Donald Trump's newly public social-media company is not the next Nvidia — or Meta or Google or whatever has happened with X/Twitter.
The share price of Trump Media and Technology Group, trading under the stock ticker DJT (because of course it is), surged following the completion of its SPAC merger last week. A SPAC, or a special-purpose acquisition company, is a shell company — in this case, Digital World Acquisition — that goes public with the intention of buying an actual company later. For a while, TMTG's market cap was in the $9 billion range, making it more valuable than Etsy and Hasbro. That bumped up the former president's net worth to $7 billion, though not in a way he can immediately take advantage of. Unless the company's board says otherwise, Trump can't sell his shares for six months.
If I were Trump, though, I would cajole the board to speed up that lockup period so I could cash in. It seems, let's say, unlikely that his media company's stock price is going to stay so high forever. (It seems like investors agree — on Monday, after this story was first published, the stock tumbled by more than 25%.)
For one thing, TMTG, which owns the conservative Twitter copycat Truth Social, makes basically nothing. According to a new financial filing from the company released on Monday, its total revenue was $4.1 million in 2023. Extrapolate that out, and the stock is trading at something like 2,000 times the company's annual revenue. That is, um, high. Apple, for example, trades at about seven times its total revenue. And given TMTG's paltry revenue, it actually lost $58 million last year.
Trump's company says it has bigger plans ahead, such as growing Truth Social and developing "one or more additional cutting-edge products and/or services" to complement Truth, including some sort of video-streaming situation that "provides a 'home' for cancelled content creators." What exactly this might look like, or how many people would flock to it, isn't clear.

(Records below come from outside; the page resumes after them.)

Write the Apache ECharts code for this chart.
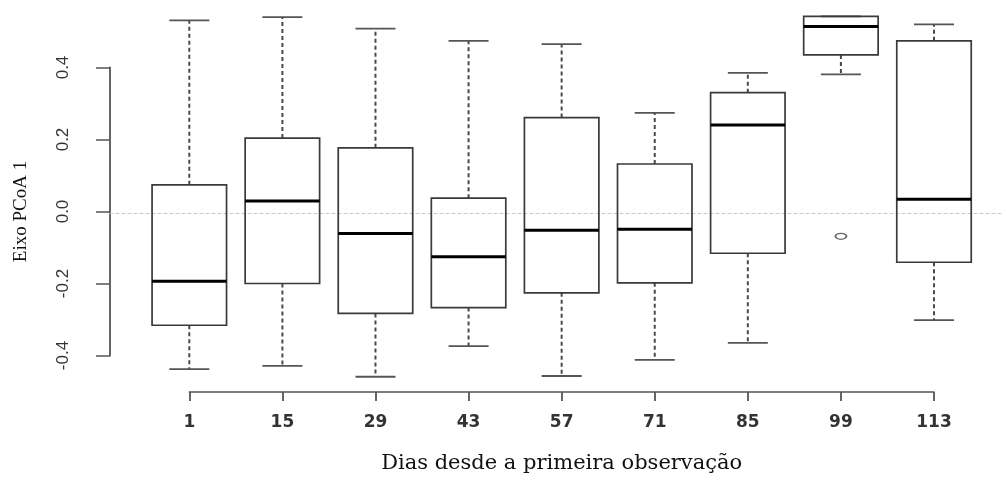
<!DOCTYPE html>
<html>
<head>
<meta charset="utf-8">
<script src="https://cdn.jsdelivr.net/npm/echarts@6/dist/echarts.min.js"></script>
<style>html,body{margin:0;padding:0;background:#fff}#c{width:1002px;height:479px}</style>
</head>
<body>
<div id="c"></div>
<script>
// ---- data ----
const days = ['1', '15', '29', '43', '57', '71', '85', '99', '113'];
const whiskerLow  = [-0.438, -0.429, -0.459, -0.374, -0.457, -0.412, -0.365, 0.381, -0.302];
const q1          = [-0.316, -0.200, -0.283, -0.267, -0.226, -0.198, -0.116, 0.435, -0.141];
const median      = [-0.194,  0.029, -0.061, -0.126, -0.052, -0.049,  0.240, 0.514,  0.034];
const q3          = [ 0.074,  0.204,  0.177,  0.037,  0.261,  0.132,  0.330, 0.542,  0.474];
const whiskerHigh = [ 0.531,  0.540,  0.508,  0.474,  0.465,  0.274,  0.385, 0.542,  0.520];
const outlierDay   = ['99'];
const outlierValue = [-0.069];
const yTicks = { min: -0.4, max: 0.4, interval: 0.2 };

const boxRows = days.map((d, i) => [i, whiskerLow[i], q1[i], median[i], q3[i], whiskerHigh[i]]);
const outlierRows = outlierDay.map((d, k) => [days.indexOf(d), outlierValue[k]]);

const chart = echarts.init(document.getElementById('c'), null, { renderer: 'canvas' });
const AX = '#555';
const BOX = '#3a3a3a';

chart.setOption({
  backgroundColor: '#fff',
  animation: false,
  grid: [
    { left: 110, right: 0, top: 67.5, bottom: 120.5 },      // R plot region (for the zero reference line)
    { left: 189.3, right: 68, top: 67.5, bottom: 120.5 }    // axis extents as drawn by R
  ],
  xAxis: [
    {
      gridIndex: 0, type: 'value', min: 0, max: 1,
      axisLine: { show: true, onZero: true, lineStyle: { color: '#c8c8c8', width: 1, type: [3, 3] } },
      axisTick: { show: false }, axisLabel: { show: false }, splitLine: { show: false }
    },
    {
      gridIndex: 1, type: 'category', data: days, boundaryGap: false, position: 'bottom', offset: 36.5,
      axisLine: { show: true, onZero: false, lineStyle: { color: AX, width: 1.5 } },
      axisTick: { show: true, length: 9, lineStyle: { color: AX, width: 1.8 } },
      axisLabel: { margin: 22, color: '#333', fontFamily: 'DejaVu Sans', fontSize: 17, fontWeight: 'bold' },
      splitLine: { show: false },
      name: 'Dias desde a primeira observação', nameLocation: 'middle', nameGap: 61,
      nameTextStyle: { fontFamily: 'DejaVu Serif', fontSize: 21, color: '#111' }
    }
  ],
  yAxis: [
    {
      gridIndex: 0, type: 'value', min: yTicks.min, max: yTicks.max, show: false
    },
    {
      gridIndex: 1, type: 'value', min: yTicks.min, max: yTicks.max, interval: yTicks.interval,
      position: 'left', offset: 79.3,
      axisLine: { show: true, lineStyle: { color: AX, width: 1.8 } },
      axisTick: { show: true, length: 14, lineStyle: { color: AX, width: 1.5 } },
      axisLabel: {
        rotate: 90, margin: 38, color: '#333', fontFamily: 'Liberation Sans', fontSize: 17,
        formatter: v => v.toFixed(1)
      },
      splitLine: { show: false },
      name: 'Eixo PCoA 1', nameLocation: 'middle', nameGap: 79,
      nameTextStyle: { fontFamily: 'Liberation Serif', fontSize: 19, color: '#111' }
    }
  ],
  series: [
    {
      type: 'custom', xAxisIndex: 1, yAxisIndex: 1, clip: false, z: 3,
      data: boxRows,
      encode: { x: 0, y: [1, 2, 3, 4, 5] },
      renderItem: function (params, api) {
        const i = api.value(0);
        const lo = api.coord([i, api.value(1)]);
        const b1 = api.coord([i, api.value(2)]);
        const md = api.coord([i, api.value(3)]);
        const b3 = api.coord([i, api.value(4)]);
        const hi = api.coord([i, api.value(5)]);
        const band = api.size([1, 0])[0];
        const hw = band * 0.4;
        const cw = band * 0.215;
        const x = md[0];
        const wStyle = { stroke: '#4a4a4a', lineWidth: 2, lineDash: [4, 3], fill: null };
        const cStyle = { stroke: '#555', lineWidth: 1.8, fill: null };
        return {
          type: 'group',
          children: [
            { type: 'line', shape: { x1: x, y1: b3[1], x2: x, y2: hi[1] }, style: wStyle },
            { type: 'line', shape: { x1: x, y1: b1[1], x2: x, y2: lo[1] }, style: wStyle },
            { type: 'line', shape: { x1: x - cw, y1: hi[1], x2: x + cw, y2: hi[1] }, style: cStyle },
            { type: 'line', shape: { x1: x - cw, y1: lo[1], x2: x + cw, y2: lo[1] }, style: cStyle },
            { type: 'rect', shape: { x: x - hw, y: b3[1], width: 2 * hw, height: b1[1] - b3[1] },
              style: { stroke: BOX, lineWidth: 1.7, fill: null } },
            { type: 'line', shape: { x1: x - hw, y1: md[1], x2: x + hw, y2: md[1] },
              style: { stroke: '#000', lineWidth: 3 } }
          ]
        };
      }
    },
    {
      type: 'scatter', xAxisIndex: 1, yAxisIndex: 1, clip: false, z: 4,
      data: outlierRows,
      symbol: 'circle', symbolSize: [11, 6],
      itemStyle: { color: '#fff', borderColor: '#444', borderWidth: 1.5 }
    }
  ]
});
</script>
</body>
</html>
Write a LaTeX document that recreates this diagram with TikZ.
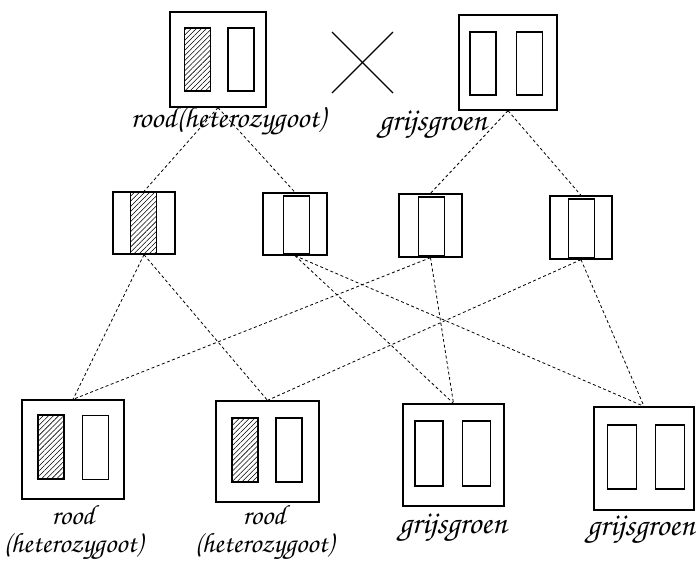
\documentclass[tikz,border=0pt]{standalone}
\usepackage{fontspec}
\usetikzlibrary{patterns.meta}

% handwritten-looking labels
\newfontfamily\handfont{texgyrechorus-mediumitalic.otf}
\newcommand{\hand}{\handfont\fontsize{28}{28}\selectfont}
\newcommand{\handbig}{\handfont\fontsize{32}{28}\selectfont}

\begin{document}
\begin{tikzpicture}[
    x=1pt, y=-1pt,
    cell/.style={rectangle, draw, line width=1.3pt, inner sep=0pt},
    chrom/.style={rectangle, draw, line width=1.1pt, inner sep=0pt, minimum width=26pt, minimum height=#1},
    chrom/.default=63pt,
    red/.style={chrom=#1, pattern={Lines[angle=45, distance=3.6pt, line width=0.55pt]}},
    red/.default=63pt,
    link/.style={line width=0.8pt, dash pattern=on 3pt off 2.5pt},
    lbl/.style={font=\hand, align=center, inner sep=0pt}
]
\useasboundingbox (0,0) rectangle (696,566);

% Parents
\node[cell, minimum width=96pt, minimum height=95pt] (p1) at (218,59.5) {};
\node[red] (p1a) at (197.5,59.5) {};
\node[chrom] (p1b) at (241,59.5) {};

\node[cell, minimum width=98pt, minimum height=95pt] (p2) at (508,62.5) {};
\node[chrom] (p2a) at (483,63.5) {};
\node[chrom] (p2b) at (529.5,63.5) {};

% cross sign
\draw[line width=1.1pt] (332,32) -- (393,93);
\draw[line width=1.1pt] (332,93) -- (393,32);

% Gametes
\node[cell, minimum width=62pt, minimum height=62pt] (g1) at (144,223) {};
\node[red=61pt] (g1a) at (143.5,223) {};
\node[cell, minimum width=64pt, minimum height=62pt] (g2) at (295,224) {};
\node[chrom=58pt] (g2a) at (296.5,225) {};
\node[cell, minimum width=63pt, minimum height=63pt] (g3) at (430.5,225.5) {};
\node[chrom=59pt] (g3a) at (431.5,226.5) {};
\node[cell, minimum width=62pt, minimum height=63pt] (g4) at (581,227.5) {};
\node[chrom=59pt] (g4a) at (581.5,228.5) {};

% Offspring
\node[cell, minimum width=102pt, minimum height=99pt] (k1) at (73,449.5) {};
\node[red=64pt] (k1a) at (51,447) {};
\node[chrom=64pt] (k1b) at (95.5,447.5) {};
\node[cell, minimum width=103pt, minimum height=101pt] (k2) at (267.5,451.5) {};
\node[red=64pt] (k2a) at (245,450) {};
\node[chrom=64pt] (k2b) at (289,450) {};
\node[cell, minimum width=101pt, minimum height=102pt] (k3) at (453.5,455) {};
\node[chrom=65pt, minimum width=28pt] (k3a) at (429,453.5) {};
\node[chrom=65pt, minimum width=28pt] (k3b) at (476.5,453.5) {};
\node[cell, minimum width=100pt, minimum height=103pt] (k4) at (644,458.5) {};
\node[chrom=64pt, minimum width=29pt] (k4a) at (622,457) {};
\node[chrom=64pt, minimum width=29pt] (k4b) at (670,457) {};

% Dashed lines
\draw[link] (p1.south) -- (g1.north);
\draw[link] (p1.south) -- (g2.north);
\draw[link] (p2.south) -- (g3.north);
\draw[link] (p2.south) -- (g4.north);
\draw[link] (g1.south) -- (k1.north);
\draw[link] (g1.south) -- (k2.north);
\draw[link] (g2.south) -- (k3.north);
\draw[link] (g2.south) -- (k4.north);
\draw[link] (g3.south) -- (k1.north);
\draw[link] (g3.south) -- (k3.north);
\draw[link] (g4.south) -- (k2.north);
\draw[link] (g4.south) -- (k4.north);

% Labels
\node[lbl, font=\handfont\fontsize{30}{28}\selectfont] (l1) at (228,121) {rood(heterozygoot)};
\node[lbl, font=\handbig] (l2) at (433,124) {grijsgroen};
\node[lbl] (l3) at (73,532) {rood\\(heterozygoot)};
\node[lbl] (l4) at (264,532) {rood\\(heterozygoot)};
\node[lbl, font=\handbig] (l5) at (453,527) {grijsgroen};
\node[lbl, font=\handbig] (l6) at (641,529) {grijsgroen};

\end{tikzpicture}
\end{document}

Truth Social had an estimated 5 million monthly website visits in February of this year, according to third-party trackers, but the company isn't revealing exact metrics right now. By comparison, Facebook had 845 million monthly active users when it went public in 2012, and Twitter had 215 million when it IPO'd the following year. The long and the short of it is that TMTG is not a thriving business.
But maybe other social-media outlets, which are designed to appeal to the widest possible base, aren't the right comparison. Truth Social and any other business Trump Media and Technology Group spins up is pretty much guaranteed to appeal just to Trump fans.